Although the laboratory has a strong knowledge and network in neurobiology, animal behaviour and clinical psychiatry, collaboration with complementary fields represents a strong advantage for this project. Insights from zoologist/ethologist would be an asset and, more strikingly, computer scientists specialized in computer vision and deep learning approach would be a must to accelerate the development of reliable and accurate models. .


13h20-13h45: Elliot romano, Faculty of Sciences, Department F.-A. Forel for environmental and aquatic sciences.

" HOROCARBON : Assessing real-time of electricity consumption in Switzerland and abroad "

Various assessment methods exist to evaluate the carbon footprints related to electricity consumption, they usually rely on green certification, or average mix values. The current methodologies therefore lack accuracy when one comes to estimate the true value of carbon intensity related to electricity consumption in an open economy, interconnected with the European grid. Based on recent academic work, the carbon-meter project is of particular relevance for assessing the impact of electricity driven processes with a strong seasonal consumption pattern such as in the building (e.g. heat pumps) or mobility (batteries) sectors. The project will provide hourly values of carbon footprint of the Swiss electricity consumption, and accounts for imports and transits from neighboring countries. Moreover, the methodology is based on a an approach which is appropriate to render the impact of electricity market integration.

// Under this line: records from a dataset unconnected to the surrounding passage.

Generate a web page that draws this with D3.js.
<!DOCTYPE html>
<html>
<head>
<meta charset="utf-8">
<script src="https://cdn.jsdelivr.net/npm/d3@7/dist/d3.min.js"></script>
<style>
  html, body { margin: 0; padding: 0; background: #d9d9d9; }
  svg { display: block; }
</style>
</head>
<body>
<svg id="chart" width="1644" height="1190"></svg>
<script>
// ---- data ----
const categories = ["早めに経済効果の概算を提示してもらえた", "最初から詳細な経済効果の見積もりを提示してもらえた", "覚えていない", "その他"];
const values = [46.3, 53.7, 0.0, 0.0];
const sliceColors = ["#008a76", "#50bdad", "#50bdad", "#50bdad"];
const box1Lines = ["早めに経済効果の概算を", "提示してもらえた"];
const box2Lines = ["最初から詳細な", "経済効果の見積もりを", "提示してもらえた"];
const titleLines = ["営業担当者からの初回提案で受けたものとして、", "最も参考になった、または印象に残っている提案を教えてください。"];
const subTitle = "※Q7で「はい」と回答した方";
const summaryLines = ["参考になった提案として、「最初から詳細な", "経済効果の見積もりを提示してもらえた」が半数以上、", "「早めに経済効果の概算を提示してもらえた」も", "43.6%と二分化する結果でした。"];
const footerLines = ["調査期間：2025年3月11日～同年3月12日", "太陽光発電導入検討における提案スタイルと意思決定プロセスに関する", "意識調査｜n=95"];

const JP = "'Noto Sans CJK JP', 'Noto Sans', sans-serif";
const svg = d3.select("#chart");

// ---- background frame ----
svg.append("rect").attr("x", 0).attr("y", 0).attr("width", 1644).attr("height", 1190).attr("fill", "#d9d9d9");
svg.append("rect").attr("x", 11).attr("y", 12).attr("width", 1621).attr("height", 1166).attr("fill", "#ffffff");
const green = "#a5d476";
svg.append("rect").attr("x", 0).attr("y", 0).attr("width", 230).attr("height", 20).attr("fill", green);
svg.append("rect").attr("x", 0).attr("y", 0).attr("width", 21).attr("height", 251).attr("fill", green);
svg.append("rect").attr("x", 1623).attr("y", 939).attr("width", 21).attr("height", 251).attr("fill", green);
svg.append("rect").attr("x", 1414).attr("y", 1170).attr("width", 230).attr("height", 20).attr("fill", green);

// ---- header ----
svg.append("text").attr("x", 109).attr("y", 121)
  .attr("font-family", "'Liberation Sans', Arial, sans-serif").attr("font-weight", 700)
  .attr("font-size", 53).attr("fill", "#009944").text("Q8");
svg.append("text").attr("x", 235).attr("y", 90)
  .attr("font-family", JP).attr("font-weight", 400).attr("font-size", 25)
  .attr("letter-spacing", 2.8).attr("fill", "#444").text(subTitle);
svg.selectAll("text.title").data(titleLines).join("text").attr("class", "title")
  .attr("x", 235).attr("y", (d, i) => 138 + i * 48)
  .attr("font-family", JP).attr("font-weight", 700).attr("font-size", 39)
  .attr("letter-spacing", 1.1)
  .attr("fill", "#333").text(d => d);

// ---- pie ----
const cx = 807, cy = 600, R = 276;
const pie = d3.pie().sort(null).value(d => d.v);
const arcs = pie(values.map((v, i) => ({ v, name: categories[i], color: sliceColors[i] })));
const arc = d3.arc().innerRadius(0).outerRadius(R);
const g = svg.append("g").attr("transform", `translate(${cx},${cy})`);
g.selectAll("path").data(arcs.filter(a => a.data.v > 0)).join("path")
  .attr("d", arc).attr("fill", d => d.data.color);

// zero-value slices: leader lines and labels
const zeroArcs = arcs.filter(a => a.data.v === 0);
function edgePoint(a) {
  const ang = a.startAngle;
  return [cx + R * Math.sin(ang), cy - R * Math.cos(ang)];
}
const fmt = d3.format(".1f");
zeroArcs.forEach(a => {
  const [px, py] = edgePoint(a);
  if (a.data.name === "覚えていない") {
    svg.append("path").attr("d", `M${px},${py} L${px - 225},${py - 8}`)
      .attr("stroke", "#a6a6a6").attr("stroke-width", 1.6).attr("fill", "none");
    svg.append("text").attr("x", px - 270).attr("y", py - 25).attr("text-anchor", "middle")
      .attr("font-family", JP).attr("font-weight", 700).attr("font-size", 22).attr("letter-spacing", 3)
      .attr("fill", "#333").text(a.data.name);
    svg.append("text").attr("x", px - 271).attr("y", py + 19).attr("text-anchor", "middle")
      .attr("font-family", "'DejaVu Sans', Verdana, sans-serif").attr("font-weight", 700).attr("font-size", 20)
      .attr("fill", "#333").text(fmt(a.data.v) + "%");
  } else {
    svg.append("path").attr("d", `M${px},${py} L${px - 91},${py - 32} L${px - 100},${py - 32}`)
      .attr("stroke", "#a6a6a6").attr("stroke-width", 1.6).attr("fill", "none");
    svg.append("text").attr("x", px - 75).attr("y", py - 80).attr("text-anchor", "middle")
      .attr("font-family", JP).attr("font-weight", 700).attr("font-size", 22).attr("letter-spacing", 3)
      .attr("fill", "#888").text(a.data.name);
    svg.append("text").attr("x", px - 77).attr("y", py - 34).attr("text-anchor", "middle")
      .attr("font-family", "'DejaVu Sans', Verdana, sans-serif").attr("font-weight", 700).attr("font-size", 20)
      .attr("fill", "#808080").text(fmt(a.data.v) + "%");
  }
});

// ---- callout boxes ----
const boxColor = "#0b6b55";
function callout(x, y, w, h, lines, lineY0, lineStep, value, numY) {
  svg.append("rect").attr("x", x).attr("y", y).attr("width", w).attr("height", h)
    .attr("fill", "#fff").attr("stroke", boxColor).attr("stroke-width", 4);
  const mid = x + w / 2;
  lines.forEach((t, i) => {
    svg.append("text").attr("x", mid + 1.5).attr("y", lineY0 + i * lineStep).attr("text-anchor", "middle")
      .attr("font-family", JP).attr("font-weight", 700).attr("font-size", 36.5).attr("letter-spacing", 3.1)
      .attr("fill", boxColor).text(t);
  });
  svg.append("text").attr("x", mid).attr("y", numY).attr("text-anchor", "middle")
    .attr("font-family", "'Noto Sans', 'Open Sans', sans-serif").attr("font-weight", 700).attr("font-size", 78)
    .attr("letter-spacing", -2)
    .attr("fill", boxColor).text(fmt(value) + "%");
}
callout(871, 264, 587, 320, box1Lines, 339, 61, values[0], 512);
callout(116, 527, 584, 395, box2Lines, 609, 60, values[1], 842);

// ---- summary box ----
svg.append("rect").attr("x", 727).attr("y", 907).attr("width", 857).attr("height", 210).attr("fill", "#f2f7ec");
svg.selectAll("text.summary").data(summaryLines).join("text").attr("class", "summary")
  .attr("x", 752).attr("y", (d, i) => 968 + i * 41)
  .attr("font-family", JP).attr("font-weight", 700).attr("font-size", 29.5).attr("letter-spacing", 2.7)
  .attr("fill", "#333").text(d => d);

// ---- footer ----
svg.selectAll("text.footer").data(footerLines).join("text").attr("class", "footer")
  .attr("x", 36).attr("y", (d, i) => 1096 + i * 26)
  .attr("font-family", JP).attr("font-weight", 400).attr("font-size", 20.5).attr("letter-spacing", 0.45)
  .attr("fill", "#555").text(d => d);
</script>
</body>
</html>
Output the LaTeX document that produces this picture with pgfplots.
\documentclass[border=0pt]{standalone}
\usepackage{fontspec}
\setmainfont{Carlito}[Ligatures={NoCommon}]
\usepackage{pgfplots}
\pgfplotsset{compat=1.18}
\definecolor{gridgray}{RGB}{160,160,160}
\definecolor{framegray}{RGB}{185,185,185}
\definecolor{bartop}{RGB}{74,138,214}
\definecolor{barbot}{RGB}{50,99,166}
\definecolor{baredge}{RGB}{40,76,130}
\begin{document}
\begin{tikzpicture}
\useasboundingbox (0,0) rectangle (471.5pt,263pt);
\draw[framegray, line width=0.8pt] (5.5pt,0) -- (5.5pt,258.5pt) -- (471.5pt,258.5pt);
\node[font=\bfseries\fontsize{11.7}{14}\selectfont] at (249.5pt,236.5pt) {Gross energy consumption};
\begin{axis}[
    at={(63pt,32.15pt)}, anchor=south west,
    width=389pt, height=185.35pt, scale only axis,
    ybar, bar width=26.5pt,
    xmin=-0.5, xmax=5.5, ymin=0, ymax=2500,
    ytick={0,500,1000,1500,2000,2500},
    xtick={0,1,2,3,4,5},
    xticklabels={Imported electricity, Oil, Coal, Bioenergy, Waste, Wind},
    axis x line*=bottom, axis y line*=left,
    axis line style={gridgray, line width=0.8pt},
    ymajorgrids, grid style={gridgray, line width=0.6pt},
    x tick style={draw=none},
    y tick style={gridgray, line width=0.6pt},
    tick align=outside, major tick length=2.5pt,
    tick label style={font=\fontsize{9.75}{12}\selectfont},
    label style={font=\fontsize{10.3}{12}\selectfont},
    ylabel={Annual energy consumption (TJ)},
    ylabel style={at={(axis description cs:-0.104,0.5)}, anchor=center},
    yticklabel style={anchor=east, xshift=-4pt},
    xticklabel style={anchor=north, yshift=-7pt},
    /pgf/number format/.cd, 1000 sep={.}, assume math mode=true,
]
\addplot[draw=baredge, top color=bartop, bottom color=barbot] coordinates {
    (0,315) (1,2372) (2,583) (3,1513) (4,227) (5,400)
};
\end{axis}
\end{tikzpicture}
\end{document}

The project is based on effective exploitation of new real-time data. Big data solution is a main concern in this project as continuous data acquisition from generation plants, transits, imports and electricity demand in Switzerland and abroad is required. Results on carbon footprints will be available for everyone to access on a dedicated digital platform.  They can thus be used as a signal by the different stakeholder in order to coordinate their respective action with respect to carbon savings.

  • Industry:
    • Invest in most-efficient carbon-savings technologies 
    • Inform consumers on the real-impact of their consumption
  • Policy makers: 
    • Adopt appropriate environmental policy according to the observed carbon-intensity
    • Provide financial subsidies according to CO2 signals
  • Academics:
    • Benchmark the carbon-saving efficiency of new electricity driven process. Provide simulation to academics on CO2 emissions (JASM)

While our current research focus on the carbon footprint at the Swiss domestic level taking into account imports/exports  with its direct neighbours, our future challenge is to provide a global picture of the carbon footprint tied to electricity consumption for each European country. For such future work, multiple interactions in the assessment due to imports and transits need to be considered.